The main features of the Caverns are: the stalagmites – they go from the floor up, and the stalactites – they go from the ceiling down, and the columns – where dripping stalactites connect with the stalagmites that formed directly under them. There are also mineral deposits called draperies, soda straws, and popcorn.
And Carlsbad Caverns is lit magnificently! It’s good enough to show shape and texture, but not so much brightness that it washes out all the good stuff with white light. True, the color comes as much from filters as from mineral content, but it’s done well. And the lights are hidden.
Several hundred-thousand Mexican Free-Tailed Bats roost and raise babies in Carlsbad Caverns. You won’t encounter them in your explorations of the main cave, but you can watch them every evening between mid-April and mid-October. Just go to the Bat-flight Amphitheater and listen to the Bat-flight Ranger as you wait for the Bat-flight. Tens of thousands of the little critters leave their topsy-turvy world of hanging upside down from the ceiling of the cave, and head out to search for flying insects. They eat them by the hundreds, by the thousands, by the millions. That’s where all those tons of bat guano came from that Jim White spent so many years standing knee-deep in.
By the way, Mexican Free-Tailed Bats will not attack you or get tangled in your hair (even if it’s coiffed like Marge Simpson’s), and they don’t suck blood. They just want to clear the skies of all mosquitoes, and for that they should be loved by one and all.
Carlsbad Caverns is open every day except Christmas – weather and road conditions permitting.
There are only a couple of walking paths in the caverns. They’re paved and lighted, and the lights don’t create so much glare that it lowers the quality of sightseeing. The walking surface is uneven, however, and no walking sticks are permitted because of the potential of damaging some of the thousands of small stalactites hanging from low ceilings.
Although paths are self-guiding, the Big Room also offers interpretive ranger-led walks. If, after seeing the main rooms of the cave, you want to do something a bit more exciting, why not sign up for “spelunking” in Slaughter Canyon Cave or Spider Cave? These are also ranger-led and civilian-friendly. Although they’re not hard-core, they will certainly give you a taste of caving. There are no paths, no electricity, no nothing. When you sign up, the rangers will tell you what you need in the way of equipment. Mainly, you bring water and a flashlight, and you plan on crawling around on your hands, knees and belly.

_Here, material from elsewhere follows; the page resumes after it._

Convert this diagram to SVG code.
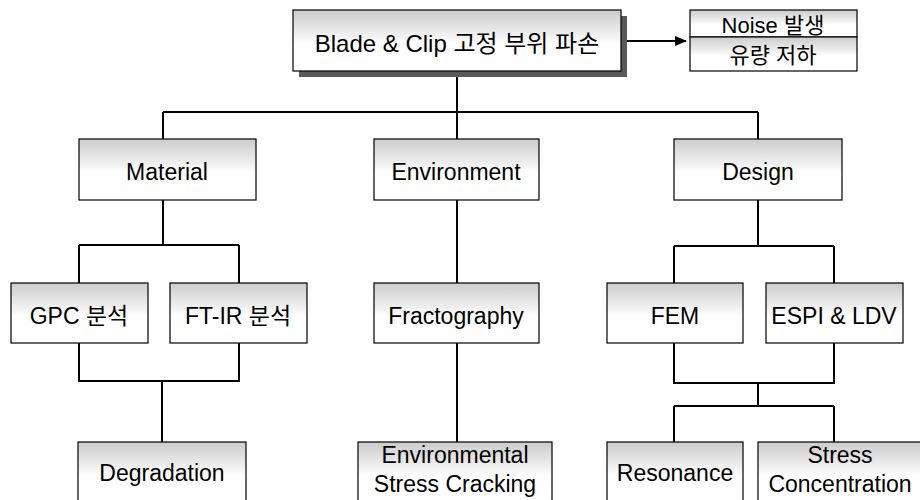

Caution: Many people have a mild form of claustrophobia – but don’t know it. Find out before you go cave crawling, because if you wait until you’re slithering through a narrow opening 200 feet below ground, you might panic. It’s no fun. Trust me; I found out the hard way.
Get Some Pictures
The best photos will be when you do not use flash. A big blast of white light from in front of the features will eliminate the textures that give them their look of shape and depth. The only way to get really good photographs is to use a tripod and no flash. Set exposures manually using some sort of spot metering technique. Or bracket like crazy (taking different exposures of the same picture).
If your camera can’t be set on manual control, and if you don’t want to use a tripod, there are three pieces of advice I offer: Use ASA settings of at least 800. With digital cameras, you can check your pictures. If ASA 800 doesn’t look good, try a different setting. Turn your flash off. Buy a bunch of postcards before you leave the area, because if you don’t use a tripod, it’s very difficult to come anywhere near accomplishing what the pros have.
One of the best reasons to take photographs when you travel is to get photos that can’t be bought, such as those with you, your family or friends in them. Clever travelers always buy high quality postcards of famous stuff and then keep them for themselves. Mail letters, not postcards.
When You Go
RV camping is found just outside the park at White’s City Resort and RV Park. The resort offers swimming pools and a spa. It’s the only camping place for miles, but it also happens to be very nice. Check your Woodall’s Campground Directory for further information.
Because Carlsbad Caverns is so far from most other places of interest in the southwest, and is not on any major east/west highways, it is sometimes overlooked as a destination of note. That is a mistake. There are other caverns worth of visiting – Kentucky’s Mammoth Cave comes to mind – but none is more magnificent than Carlsbad. And, with a little adjusting to your primary route, you might also include White Sands National Monument in your itinerary.
A visit to Carlsbad Caverns should definitely be on your short list of things to do.